---------- Information provided
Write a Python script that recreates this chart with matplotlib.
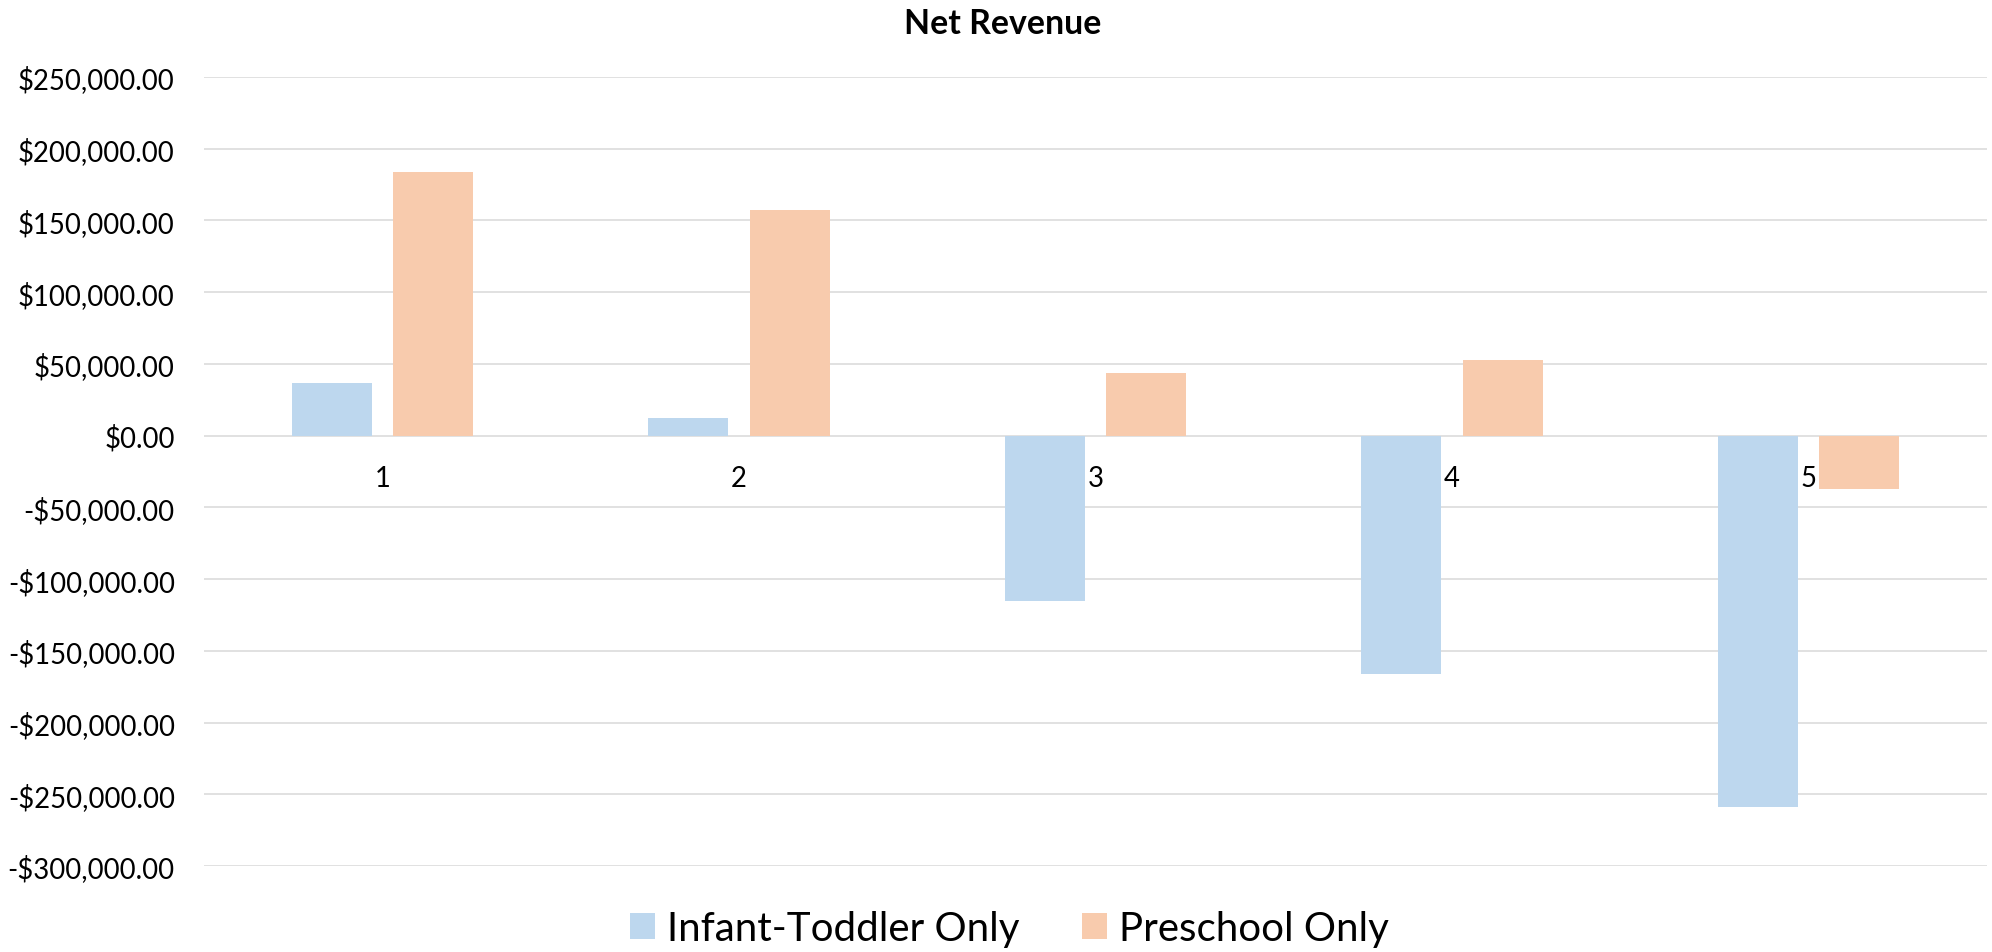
import matplotlib.pyplot as plt
import numpy as np
from matplotlib.ticker import FuncFormatter, MultipleLocator

categories = ["1", "2", "3", "4", "5"]
infant_toddler = [37000, 12000, -115000, -166000, -259000]
preschool = [184000, 157000, 44000, 52500, -37000]
series_names = ["Infant-Toddler Only", "Preschool Only"]

plt.rcParams['font.family'] = ['Lato', 'DejaVu Sans']

fig = plt.figure(figsize=(19.92, 9.53), dpi=100)
ax = fig.add_axes([204 / 1992, 1 - 867 / 953, (1987 - 204) / 1992, (867 - 78) / 953])

# largeur type Excel : gap 219 %, overlap -27 %
w = 1 / 4.46
off = 0.635 * w
x = np.arange(len(categories))
ax.bar(x - off, infant_toddler, w, color='#BDD7EE', label=series_names[0], zorder=2)
ax.bar(x + off, preschool, w, color='#F8CBAD', label=series_names[1], zorder=2)

ax.set_xlim(-0.5, len(categories) - 0.5)
ax.set_ylim(-300000, 250000)
ax.yaxis.set_major_locator(MultipleLocator(50000))


def money(v, pos):
    s = "${:,.2f}".format(abs(v))
    return "-" + s if v < 0 else s


ax.yaxis.set_major_formatter(FuncFormatter(money))
ax.tick_params(axis='y', length=0, pad=21, labelsize=19.8)
ax.set_xticks([])
ax.grid(axis='y', color='#D9D9D9', linewidth=1.1, zorder=0)
for s in ax.spines.values():
    s.set_visible(False)

# étiquettes de catégorie juste sous l'axe zéro
for i, c in enumerate(categories):
    ax.annotate(c, (i, 0), xytext=(0, -21), textcoords='offset points',
                ha='center', va='top', fontsize=19.8)

fig.text(1003 / 1992, 1 - 24 / 953, "Net Revenue", ha='center', va='center',
         fontsize=24.4, fontweight='bold')

fig.legend(loc='center', bbox_to_anchor=(1009.5 / 1992, 1 - 930 / 953), ncol=2,
           frameon=False, fontsize=29, handlelength=0.62, handleheight=0.62,
           handletextpad=0.3, columnspacing=1.55)

fig.savefig("out.png", dpi=100, facecolor='white')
--------------------
## [What needs to be done]
Gather each line of the listing that holds the string "matplotlib".

## [Exercise solution]
Write a Python script that recreates this chart with matplotlib.
import matplotlib.pyplot as plt
from matplotlib.ticker import FuncFormatter, MultipleLocator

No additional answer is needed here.